Gemäß Artikel 95 der Gemeindeordnung für den Freistaat Bayern sind die Gesellschaften verpflichtet, sparsam und wirtschaftlich zu handeln. Die Erwirtschaftung eines Jahresüberschusses wird daher jährlich in den strategischen Zielen der Wohnungsbaugesellschaften festgeschrieben und vom Stadtrat jedes Jahr beschlossen (zuletzt Sitzungsvorlagen Nr. 20-26/V 03491). Bis zum Jahr 2030 verzichtet die Landeshauptstadt München auf jährliche Gewinnausschüttungen, um die Gewinne in den Gesellschaf-ten zu belassen und für den Wohnungsneubau einzusetzen (aktuelle Beschlussfassung des Stadtrates am 19.2.2022, Sitzungsvorlagen Nr. 20-26/V 00673).
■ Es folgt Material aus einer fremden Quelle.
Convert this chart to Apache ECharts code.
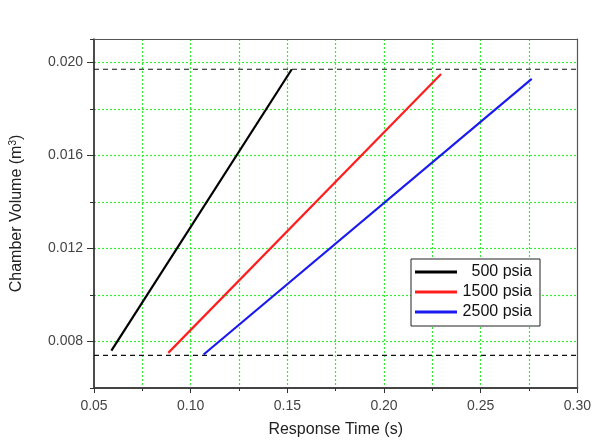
<!DOCTYPE html>
<html><head><meta charset="utf-8">
<script src="https://cdn.jsdelivr.net/npm/echarts@6/dist/echarts.min.js"></script>
<style>html,body{margin:0;padding:0;background:#fff}#c{width:594px;height:443px}</style>
</head><body><div id="c"></div>
<script>
var seriesNames = ['500 psia', '1500 psia', '2500 psia'];
var colors = ['#000000', '#ff1e1e', '#1a1aee'];
var line500 = [[0.0590, 0.00761], [0.1523, 0.01970]];
var line1500 = [[0.0884, 0.00751], [0.2295, 0.01950]];
var line2500 = [[0.1067, 0.00744], [0.2764, 0.01929]];
var refUpper = [[0.05, 0.01970], [0.30, 0.01970]];
var refLower = [[0.05, 0.00740], [0.30, 0.00740]];
var yLabelValues = [0.008, 0.012, 0.016, 0.020];

var chart = echarts.init(document.getElementById('c'));
var font = 'Liberation Sans, Arial, sans-serif';
var green = '#33ee33';
var dataSets = [line500, line1500, line2500];
var series = dataSets.map(function (d, i) {
  return { name: seriesNames[i], type: 'line', data: d, showSymbol: false, symbol: 'none',
    lineStyle: { color: colors[i], width: 2.2 }, itemStyle: { color: colors[i] }, z: 5, animation: false };
});
[refUpper, refLower].forEach(function (d) {
  series.push({ type: 'line', data: d, symbol: 'none', lineStyle: { color: '#111', width: 1.2, type: [5, 4] }, z: 4, animation: false, silent: true });
});
var borderAxis = { z: 6, axisLine: { show: true, lineStyle: { color: '#555', width: 1.2 } }, axisTick: { show: false }, axisLabel: { show: false }, splitLine: { show: false } };
var gridLine = { show: true, showMinLine: false, showMaxLine: false, lineStyle: { color: green, type: [2, 2], width: 1.2 } };
chart.setOption({
  animation: false,
  grid: { left: 93, right: 16, top: 39, bottom: 50, show: false },
  legend: {
    data: seriesNames, left: 411, top: 259, orient: 'vertical', itemWidth: 42, itemHeight: 3, itemGap: 4,
    icon: 'rect', backgroundColor: '#fff', borderColor: '#222', borderWidth: 1, padding: [5, 8, 6, 4],
    formatter: function (n) { return '{r|' + n + '}'; },
    textStyle: { fontFamily: font, fontSize: 16, lineHeight: 16, color: '#111',
      rich: { r: { fontFamily: font, fontSize: 16, lineHeight: 16, color: '#111', width: 70, align: 'right' } } }
  },
  xAxis: [{
    type: 'value', min: 0.05, max: 0.30, interval: 0.05,
    name: 'Response Time (s)', nameLocation: 'middle', nameGap: 34,
    nameTextStyle: { fontFamily: font, fontSize: 16, color: '#222' },
    axisLine: { show: true, lineStyle: { color: '#444', width: 2 } },
    axisTick: { show: true, inside: false, length: 5, lineStyle: { color: '#333' } },
    minorTick: { show: true, splitNumber: 2, length: 3, lineStyle: { color: '#333' } },
    axisLabel: { fontFamily: font, fontSize: 14, color: '#444', margin: 11, formatter: function (v) { return v.toFixed(2); } },
    splitLine: gridLine,
    minorSplitLine: { show: true, lineStyle: { color: green, type: [2, 2], width: 1.2 } }
  }, Object.assign({ type: 'value', min: 0.05, max: 0.30, position: 'top' }, borderAxis)],
  yAxis: [{
    type: 'value', min: 0.006, max: 0.021, interval: 0.002,
    name: '{a|Chamber Volume (m}{s|3}{a|)}', nameLocation: 'middle', nameGap: 68,
    nameTextStyle: { rich: { a: { fontFamily: font, fontSize: 16, color: '#222' }, s: { fontFamily: font, fontSize: 10, color: '#222', verticalAlign: 'top', padding: [0, 0, 8, 0] } } },
    axisLine: { show: true, lineStyle: { color: '#111', width: 1.5 } },
    axisTick: { show: true, inside: false, length: 4, lineStyle: { color: '#333' } },
    axisLabel: { show: false },
    splitLine: gridLine
  }, {
    type: 'value', min: 0.006, max: 0.021, position: 'left', offset: 0,
    axisLine: { show: false },
    axisTick: { show: true, inside: false, length: 7, customValues: yLabelValues, lineStyle: { color: '#333' } },
    axisLabel: { fontFamily: font, fontSize: 14, color: '#444', margin: 11, customValues: yLabelValues, formatter: function (v) { return v.toFixed(3); } },
    splitLine: { show: false }
  }, Object.assign({ type: 'value', min: 0.006, max: 0.021, position: 'right', offset: 0 }, borderAxis)],
  series: series
});
</script></body></html>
Die Wohnungsunternehmen planen ihre Jahresergebnisse und deren Verwendung im Rahmen der 5-jährigen Wirtschaftsplanung, die in den jeweiligen Aufsichtsratsgremien beschlossen werden. Die jährlichen Gewinne und Investitionen werden in der Jahresabschlussprüfung vom Jahresabschlussprüfer testiert und dem Aufsichtsrat zur Behandlung vorgelegt. Dem Stadtrat wird über den Jahresabschluss und die Wirtschaftsplanung der Wohnungsunternehmen in den Beschüssen „Beteiligungssteuerung, Ziele und Berichte“ jährlich im Juli und im Oktober in der Vollversammlung berichtet (zuletzt Sitzungsvorlagen Nr. 20-26/V 03491 und
20-26/V 04276).“
Um Kenntnisnahme von den vorstehenden Ausführungen wird gebeten. Wir gehen davon aus, dass die Angelegenheit damit abgeschlossen ist.